Esa universalidad, alimentada por el cruce de tres sangres y madurada en el crisol de las circunstancias, se encarna en espíritus selectos, portadores de un nuevo destino: Francisco de Miranda, Simón Bolívar, Andrés Bello, Simón Rodríguez. Nombres que no son solamente patrimonio de Venezuela, vibran como símbolos del espíritu emancipado de América. Hombres que, aunque abrazaron a su suelo con devoción inquebrantable —como lo evidencia Bolívar al decir “Venezuela es el ídolo de mi corazón” o Bello, desesperado por la memoria de su Caracas natal, al escribir a su hermano Carlos en 1846—, comprendieron que la misión de su vida desbordaba los límites del terruño. Su obra era continental, su deber era civilizatorio.
“Enseñar a las gentes a vivir”, como declaraba Rodríguez, “no he existido sino para ella (la libertad)”, como afirmaba el Generalísimo Miranda, no eran proclamas de retórica y sí principios vitales de acción, brújulas para construir la patria americana sobre bases éticas, educativas y heroicas. En ellos se cifra la arquitectura del nuevo ser americano: fuerte, ilustrado, libre.
Venezuela, por tanto, aunque urgida de soluciones que respondan a su contexto concreto, no debe renunciar jamás a su cita con el continente. Su misión no es recluirse en el lamento, tiene la tarea de asumirse como guía natural del alma hispanoamericana. Porque en la afirmación de su historia —en ese linaje de grandeza que la atraviesa— se hallan las claves predilectas para refundarse como nación que lidera, orienta, edifica, y no como la caricatura degradada que hoy se le impone desde la miseria espiritual y el extravío de la autoridad.
Venezuela proviene de las estirpes que se alzaron en resistencias armadas, que protagonizaron conquistas violentas y que parieron liberaciones audaces. Una trayectoria de semejante estirpe no puede —ni debe jamás— recluirse en las patéticas resignaciones fatalistas a las cuales, con vergonzosa docilidad, se someten tantos de sus propios hijos. Hay en la historia venezolana una vocación activa, casi volcánica, que niega la quietud conformista y desmiente toda proclividad al servilismo moral.
Ese largo y por momentos tedioso encuentro con lo que podemos ser —ese forcejeo espiritual con nuestra propia grandeza— es, en verdad, un llamado ineludible a lo que podríamos nombrar como el propósito universal del ser venezolano. Y ese propósito se expresa con mayor claridad en nuestra vitalidad constructiva, en ese impulso que no solo sueña mundos, sino que los edifica; en ese aliento civilizador que da forma, que insufla vida, que ennoblece el espacio que habita.

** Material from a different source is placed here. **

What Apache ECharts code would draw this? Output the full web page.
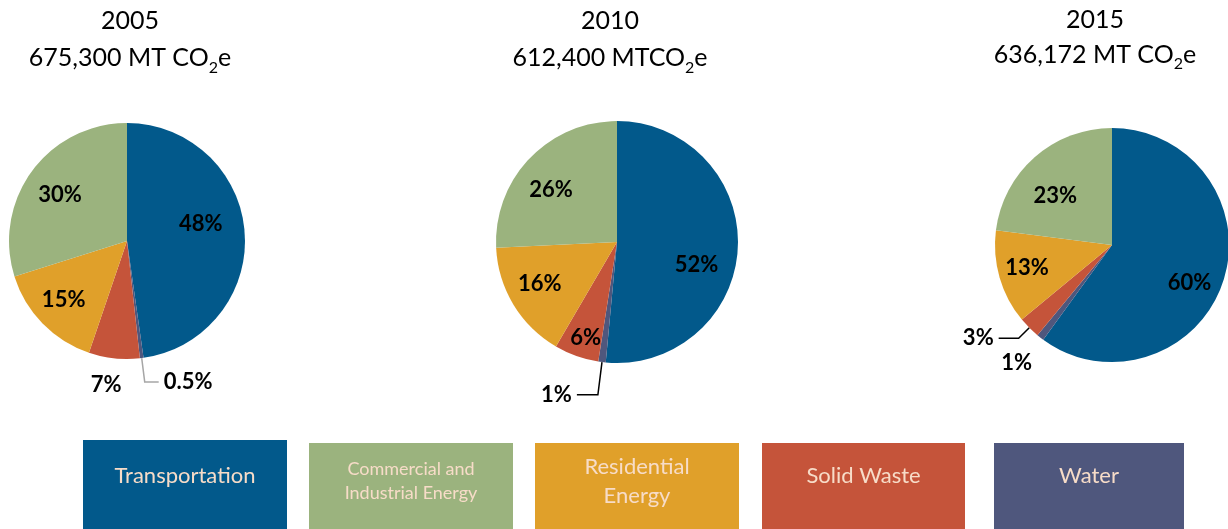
<!DOCTYPE html>
<html>
<head>
<meta charset="utf-8">
<script src="https://cdn.jsdelivr.net/npm/echarts@6/dist/echarts.min.js"></script>
<style>
  html, body { margin: 0; padding: 0; background: #ffffff; }
  #chart { width: 1228px; height: 529px; }
</style>
</head>
<body>
<div id="chart"></div>
<script>
// Emission sectors, in the clockwise order the slices are drawn (from 12 o'clock)
const categories = ['Transportation', 'Water', 'Solid Waste', 'Residential Energy', 'Commercial and Industrial Energy'];
const years = ['2005', '2010', '2015'];
const totals = ['675,300 MT CO', '612,400 MTCO', '636,172 MT CO'];

// Share of total emissions (%) per sector
const share2005 = [48, 0.5, 7, 15, 30];
const share2010 = [52, 1, 6, 16, 26];
const share2015 = [60, 1, 3, 13, 23];

// Legend boxes, left to right
const legendOrder = ['Transportation', 'Commercial and Industrial Energy', 'Residential Energy', 'Solid Waste', 'Water'];
const legendText = ['Transportation', 'Commercial and\nIndustrial Energy', 'Residential\nEnergy', 'Solid Waste', 'Water'];

const COLORS = {
  'Transportation': '#02598b',
  'Water': '#4f577d',
  'Solid Waste': '#c5543a',
  'Residential Energy': '#e0a02a',
  'Commercial and Industrial Energy': '#9bb37e'
};

const FONT = 'Lato, "Open Sans", sans-serif';

// Geometry of each pie
const pies = [
  { center: [127, 241], radius: 118, titleX: 130, titleGap: 37 },
  { center: [617, 242], radius: 121, titleX: 610, titleGap: 37 },
  { center: [1112, 245], radius: 117, titleX: 1095, titleGap: 35 }
];

// Labels placed outside the pie (index = slice index)
const outsideLabels = [
  { 1: { line: true, length: 24, length2: 14, color: '#a6a6a6' }, 2: { line: false, length: 15, length2: 0 } },
  { 1: { line: true, length: 33, length2: 21, color: '#000000' } },
  { 1: { line: false, length: 15, length2: 0 }, 2: { line: true, length: 15, length2: 20, color: '#000000' } }
];

// Fine offsets for the percentage labels, per pie, per slice
const labelNudge = [
  [[12, -13], null, [14, 12], [-19, 16], [-17, -9]],
  [[16, 20], null, [-10, 36], [-23, 9], [-20, -8]],
  [[19, 19], [6, 14], null, [-26, 6], [-16, -3]]
];

const shares = [share2005, share2010, share2015];

const series = shares.map(function (values, si) {
  const cfg = pies[si];
  return {
    type: 'pie',
    center: cfg.center,
    radius: [0, cfg.radius],
    startAngle: 90,
    clockwise: true,
    avoidLabelOverlap: false,
    silent: true,
    animation: false,
    label: {
      show: true,
      position: 'inside',
      formatter: function (p) { return p.value + '%'; },
      fontFamily: FONT,
      fontWeight: 'bold',
      fontSize: 22,
      color: '#000000'
    },
    labelLine: { show: false },
    labelLayout: function (p) {
      const n = labelNudge[p.seriesIndex][p.dataIndex];
      return n ? { dx: n[0], dy: n[1] } : {};
    },
    data: values.map(function (v, i) {
      const item = {
        name: categories[i],
        value: v,
        itemStyle: { color: COLORS[categories[i]] }
      };
      const o = outsideLabels[si][i];
      if (o) {
        item.label = { position: 'outside', distanceToLabelLine: 5 };
        item.labelLine = {
          show: o.line,
          length: o.length,
          length2: o.length2,
          smooth: false,
          lineStyle: { color: o.color || '#000', width: 1.5 }
        };
      }
      return item;
    })
  };
});

const titles = years.map(function (y, i) {
  const gap = pies[i].titleGap;
  return {
    text: '{a|' + y + '}\n{a|' + totals[i] + '}{s|2}{a|e}',
    left: pies[i].titleX,
    top: 2,
    textAlign: 'center',
    padding: 0,
    textStyle: {
      fontWeight: 'normal',
      rich: {
        a: { fontFamily: FONT, fontWeight: 'normal', fontSize: 25, lineHeight: gap, color: '#000000' },
        s: { fontFamily: FONT, fontWeight: 'normal', fontSize: 16, lineHeight: 26, verticalAlign: 'bottom', color: '#000000' }
      }
    }
  };
});

// Legend boxes with their labels inside
const boxes = [
  { x: 83, y: 440, w: 204, h: 89, fs: 22, lh: 26 },
  { x: 309, y: 443, w: 204, h: 86, fs: 18, lh: 24 },
  { x: 535, y: 443, w: 204, h: 86, fs: 22, lh: 29 },
  { x: 762, y: 443, w: 203, h: 86, fs: 22, lh: 26 },
  { x: 994, y: 443, w: 190, h: 86, fs: 22, lh: 26 }
];
const graphics = [];
legendOrder.forEach(function (name, i) {
  const b = boxes[i];
  graphics.push({
    type: 'rect',
    shape: { x: b.x, y: b.y, width: b.w, height: b.h },
    style: { fill: COLORS[name] },
    silent: true
  });
  const lines = legendText[i].split('\n').length;
  graphics.push({
    type: 'text',
    x: b.x + b.w / 2,
    y: lines > 1 ? 481 : 476,
    silent: true,
    style: {
      text: legendText[i],
      align: 'center',
      verticalAlign: 'middle',
      fontFamily: FONT,
      fontSize: b.fs,
      lineHeight: b.lh,
      fill: '#f7dcc8'
    }
  });
});

const chart = echarts.init(document.getElementById('chart'), null, { renderer: 'canvas' });
chart.setOption({
  backgroundColor: '#ffffff',
  animation: false,
  title: titles,
  series: series,
  graphic: graphics
});
</script>
</body>
</html>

Allí, en esas cúspides invisibles del espíritu, reposa el verdadero sentido de nuestra nacionalidad. Porque ser venezolano no es una adhesión geográfica: es una disposición del alma, un mandato íntimo hacia lo alto. No nos define el apego a unas escasas parcelas de tierras, sino la herencia tropical de un linaje forjado en el combate por lo universal. Somos, más que corazones regionalistas, conciencias abiertas al mundo, herederos de las vidas pasadas que entregaron su sangre para legarnos esta responsabilidad civilizatoria. Manteniendo siempre un camino esclarecido. Ser lumbreras, no penumbras.